Суждения о мимесисе не могут не иметь отношения к соответствующему дискурсу. Именно рыцарский дискурс «ристалища и пира» (bazm-u-razm) связывает домусульманский и исламский периоды в жизни иранцев. Только поэтому столь похожи изобразительные и архитектурные иконографические схемы сасанидского и саманидского периодов, и исследователи неоправданно говорят о влиянии первых на вторых. Между тем, и об этом мы упоминали в главе I, отношение к форме и образу вещи в саманидское время полагалось не на теорию влияния, а на более тонкие рассуждения о характере памяти и воображения, взаимодействие которых приводит к появлению новой «материальной телесности» (Ибн Сина). Об этом, опираясь на рассуждения бухарского философа, мы говорили в связи с явлением «эпической телесности» в изображениях на саманидской керамике.

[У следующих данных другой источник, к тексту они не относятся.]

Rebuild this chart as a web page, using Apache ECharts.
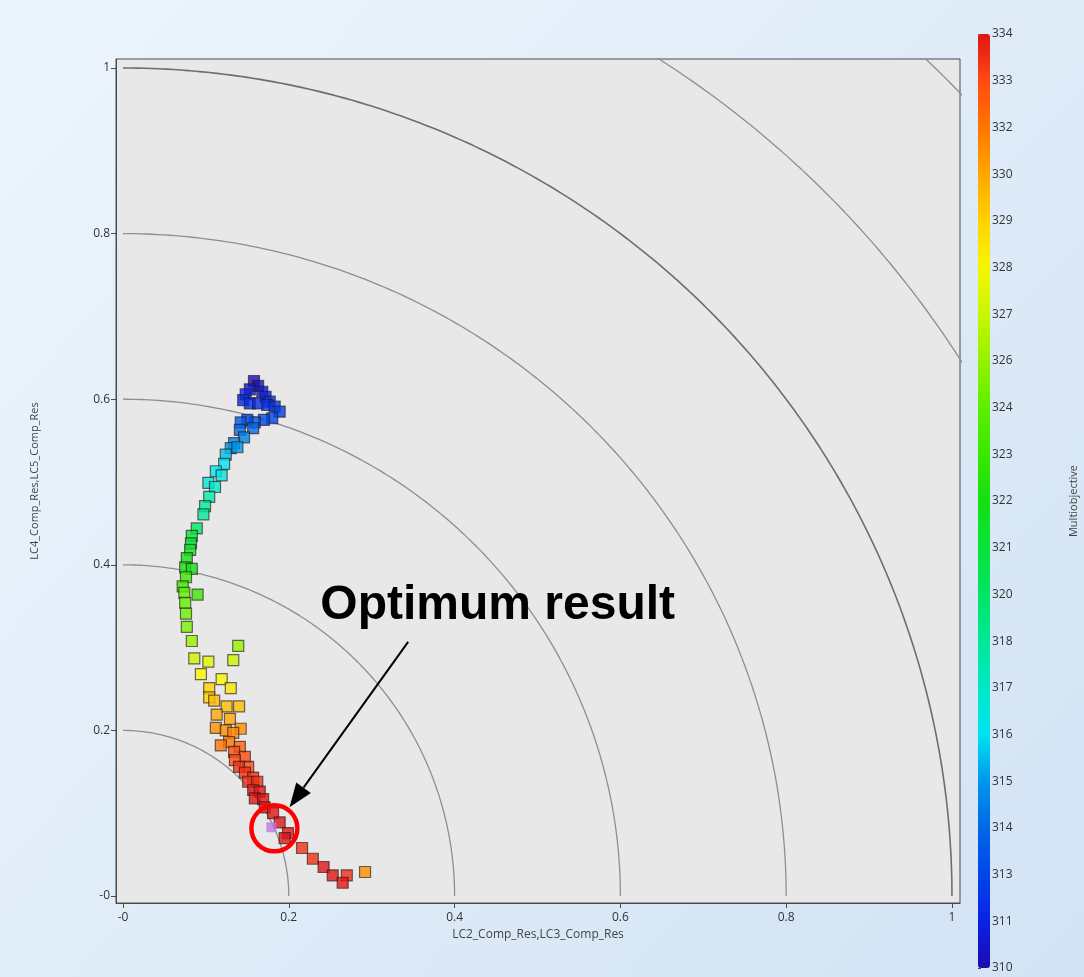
<!DOCTYPE html>
<html>
<head>
<meta charset="utf-8">
<script src="https://cdn.jsdelivr.net/npm/echarts@6/dist/echarts.min.js"></script>
<style>
html,body{margin:0;padding:0;background:#e3eef9;}
#chart{width:1084px;height:977px;}
</style>
</head>
<body>
<div id="chart"></div>
<script>
// ---- data ----
const xTicks = [0, 0.2, 0.4, 0.6, 0.8, 1];
const yTicks = [0, 0.2, 0.4, 0.6, 0.8, 1];
const radii = [0.2, 0.4, 0.6, 0.8, 1.0, 1.2, 1.4];
const cbTicks = [310, 311, 313, 314, 315, 316, 317, 318, 320, 321, 322, 323, 324, 326, 327, 328, 329, 330, 332, 333, 334];
const cbColors = ['#1a0cb0', '#0a22e6', '#0046ea', '#0068e6', '#0096ec', '#00e4f0', '#00e8c4', '#00e898', '#00e664', '#08e238', '#14e014', '#3ae800', '#5cf000', '#94f200', '#c8f600', '#f6f600', '#ffd200', '#ffa600', '#ff7600', '#ff4a10', '#e01414'];

const ptsX = [0.158,0.163,0.153,0.168,0.148,0.172,0.145,0.177,0.153,0.163,0.174,0.183,0.189,0.180,0.170,0.159,0.150,0.142,0.157,0.141,0.146,0.134,0.130,0.138,
  0.124,0.122,0.112,0.119,0.103,0.111,0.104,0.099,0.097,0.089,0.083,0.082,0.081,0.077,0.075,0.083,0.076,0.072,0.074,0.090,0.075,0.076,
  0.077,0.083,0.139,0.086,0.133,0.103,0.094,0.119,0.130,0.104,0.104,0.110,0.125,0.140,0.113,0.129,0.112,0.124,0.142,0.133,0.128,0.118,0.141,
  0.134,0.147,0.135,0.151,0.140,0.147,0.157,0.151,0.162,0.157,0.165,0.159,0.169,0.171,0.181,0.189,0.199,0.195,0.216,0.229,0.242,0.253,0.270,0.265,0.292];
const ptsY = [0.622,0.616,0.612,0.609,0.606,0.603,0.599,0.597,0.595,0.595,0.593,0.591,0.585,0.577,0.575,0.572,0.575,0.572,0.565,0.563,0.554,0.547,0.541,0.542,
  0.533,0.522,0.513,0.508,0.499,0.494,0.482,0.471,0.461,0.444,0.435,0.426,0.418,0.408,0.397,0.395,0.385,0.374,0.366,0.364,0.354,0.341,
  0.325,0.308,0.302,0.287,0.285,0.283,0.268,0.262,0.251,0.251,0.240,0.236,0.229,0.229,0.219,0.214,0.203,0.200,0.202,0.197,0.186,0.182,0.180,
  0.174,0.168,0.164,0.156,0.156,0.149,0.143,0.138,0.138,0.128,0.126,0.118,0.117,0.107,0.100,0.089,0.076,0.070,0.058,0.045,0.035,0.025,0.025,0.016,0.029];
const ptsV = [310,310.3,310.5,310.5,311,311,311.3,311.5,311.5,311.5,312,312,312.5,313,313,313.5,313,313.5,314,314,314.5,314.5,315,315,
  315.5,316,316,316.5,316.5,317,317.5,318,318,320,321,321,321.5,322,322,322,323,323,324,323,324,324.5,
  325,326,326,327,327,327.5,328,328,328.5,329,329,329.5,329.5,329.5,330,330,331,331,331,331.5,332,332,332.5,
  333,333,333,333,333.5,333.5,333.5,333.5,333.5,334,334,334,334,334,334,334,334,334,333.5,333.5,334,334,333.5,334,331];
const optimum = [0.179, 0.083];
const annotationText = 'Optimum result';
const annotationPos = [0.452, 0.350];
const arrowTail = [0.344, 0.307];

// value -> position on the colour bar (ticks are evenly spaced)
function cbPos(v) {
  for (let i = 0; i < cbTicks.length - 1; i++) {
    if (v <= cbTicks[i + 1]) return i + (v - cbTicks[i]) / (cbTicks[i + 1] - cbTicks[i]);
  }
  return cbTicks.length - 1;
}
const scatterData = ptsX.map((x, i) => [x, ptsY[i], ptsV[i], cbPos(ptsV[i])]);

function arc(r) {
  const pts = [];
  for (let a = 0; a <= 90.0001; a += 0.5) {
    const t = a * Math.PI / 180;
    pts.push([r * Math.cos(t), r * Math.sin(t)]);
  }
  return pts;
}
const fmt = v => (Math.abs(v) < 1e-9 ? '-0' : String(Number(v.toFixed(2))));

const chart = echarts.init(document.getElementById('chart'), null, {renderer: 'canvas'});
const fontFam = 'Open Sans, DejaVu Sans, sans-serif';

const circleSeries = radii.map(r => ({
  type: 'line', xAxisIndex: 0, yAxisIndex: 0, data: arc(r), symbol: 'none', silent: true, clip: true,
  lineStyle: {color: Math.abs(r - 1) < 1e-9 ? '#6e6e6e' : '#8e8e8e', width: Math.abs(r - 1) < 1e-9 ? 1.6 : 1.3},
  z: 1
}));

chart.setOption({
  animation: false,
  backgroundColor: new echarts.graphic.LinearGradient(0, 0, 1, 1, [
    {offset: 0, color: '#edf5fc'}, {offset: 1, color: '#d2e3f4'}
  ]),
  grid: [
    {left: 116, top: 59, width: 844, height: 844, show: true, backgroundColor: '#e8e8e8', borderColor: '#4a4a4a', borderWidth: 1},
    {left: 978, top: 34, width: 12, height: 934}
  ],
  xAxis: [
    {gridIndex: 0, type: 'value', min: -0.00844, max: 1.0097,
      axisLine: {show: true, onZero: false, lineStyle: {color: '#4a4a4a'}},
      axisTick: {show: true, length: 5, customValues: xTicks, lineStyle: {color: '#4a4a4a'}},
      axisLabel: {customValues: xTicks, formatter: fmt, color: '#333', fontSize: 12, fontFamily: fontFam, margin: 9},
      splitLine: {show: false},
      name: 'LC2_Comp_Res,LC3_Comp_Res', nameLocation: 'middle', nameGap: 25,
      nameTextStyle: {color: '#444', fontSize: 12, fontFamily: fontFam}},
    {gridIndex: 1, type: 'value', min: 0, max: 1, show: false}
  ],
  yAxis: [
    {gridIndex: 0, type: 'value', min: -0.00845, max: 1.0109,
      axisLine: {show: true, onZero: false, lineStyle: {color: '#4a4a4a'}},
      axisTick: {show: true, length: 5, customValues: yTicks, lineStyle: {color: '#4a4a4a'}},
      axisLabel: {customValues: yTicks, formatter: fmt, color: '#333', fontSize: 12, fontFamily: fontFam, margin: 6},
      splitLine: {show: false},
      name: 'LC4_Comp_Res,LC5_Comp_Res', nameLocation: 'middle', nameGap: 76,
      nameTextStyle: {color: '#444', fontSize: 11, fontFamily: fontFam}},
    {gridIndex: 1, type: 'value', min: 0, max: cbTicks.length - 1, interval: 1, position: 'right',
      axisLine: {show: false},
      axisTick: {show: true, length: 3, lineStyle: {color: '#444'}},
      axisLabel: {formatter: v => String(cbTicks[Math.round(v)]), color: '#333', fontSize: 12, fontFamily: fontFam, margin: 2},
      splitLine: {show: false},
      name: 'Multiobjective', nameLocation: 'middle', nameGap: 78, nameRotate: 90,
      nameTextStyle: {color: '#444', fontSize: 11, fontFamily: fontFam}}
  ],
  visualMap: {
    type: 'continuous', seriesIndex: radii.length, dimension: 3, min: 0, max: cbTicks.length - 1,
    inRange: {color: cbColors}, left: 978, top: 34, itemWidth: 12, itemHeight: 934, padding: 0,
    calculable: false, hoverLink: false, orient: 'vertical'
  },
  series: circleSeries.concat([
    {type: 'scatter', xAxisIndex: 0, yAxisIndex: 0, data: scatterData, symbol: 'rect', symbolSize: 11,
      itemStyle: {borderColor: 'rgba(35,25,25,0.8)', borderWidth: 1.2}, z: 3},
    {type: 'scatter', xAxisIndex: 0, yAxisIndex: 0, data: [optimum], symbol: 'rect', symbolSize: 10,
      itemStyle: {color: '#c078dc', borderWidth: 0}, z: 4}
  ])
});

// annotation placed from data coordinates
const op = chart.convertToPixel({gridIndex: 0}, optimum);
const tp = chart.convertToPixel({gridIndex: 0}, annotationPos);
const tail = chart.convertToPixel({gridIndex: 0}, arrowTail);
const cc = [op[0] + 3, op[1] + 1];
const R = 23;
const dx = tail[0] - cc[0], dy = tail[1] - cc[1];
const len = Math.sqrt(dx * dx + dy * dy);
const ux = dx / len, uy = dy / len;
const tip = [cc[0] + ux * (R + 3), cc[1] + uy * (R + 3)];
const headL = 24, headW = 9;
const base = [tip[0] + ux * headL, tip[1] + uy * headL];
const px = -uy, py = ux;
chart.setOption({
  graphic: [
    {type: 'text', x: tp[0], y: tp[1], z: 100,
      style: {text: annotationText, fill: '#000', font: 'bold 48px "Liberation Sans", Arial, sans-serif', align: 'center', verticalAlign: 'middle'}},
    {type: 'line', z: 100, shape: {x1: tail[0], y1: tail[1], x2: base[0], y2: base[1]},
      style: {stroke: '#000', lineWidth: 2}},
    {type: 'polygon', z: 100, shape: {points: [tip, [base[0] + px * headW, base[1] + py * headW], [base[0] - px * headW, base[1] - py * headW]]},
      style: {fill: '#000'}},
    {type: 'circle', z: 100, shape: {cx: cc[0], cy: cc[1], r: R},
      style: {fill: 'none', stroke: '#ff0000', lineWidth: 4.5}}
  ]
});
</script>
</body>
</html>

Значение философского (психология, теория гештальта) взгляда на все эти проблемы невозможно переоценить. Философия в этом случае является не инструментом познания, а доминирующим принципом отношения к визуальной антропологии иранцев, той антропологии, которая, по сути, отлична от теоонтологии мусульман. Это различие касается не только восприятия образа, но и твердого осознания метафизического, имагинативного дискурса, уходящего к «восточной философии» Ибн Сини и Сухраварди и обнимающего прошлое и будущее собственно иранского отношения к отдельным образам. Этот же дискурс имеет прямое отношение к стечению разных потоков образов на протяжении многих столетий. Даже отношение к молитве отличало восточных иранцев и арабов во времена Авиценны, он различал дисциплинарную и духовную молитвы, последняя для него была предпочтительной5
. Предпочтительность духовной молитвы, то есть активизация внутренней созерцательности, будь то активная деятельность хакимов или в философской традиции Ибн Сины и его сподвижников, вполне соответствовали интенсивной, а потому и инновативной культуре Саманидов. Подробнее об этом см. в Предисловии, в главах I и III.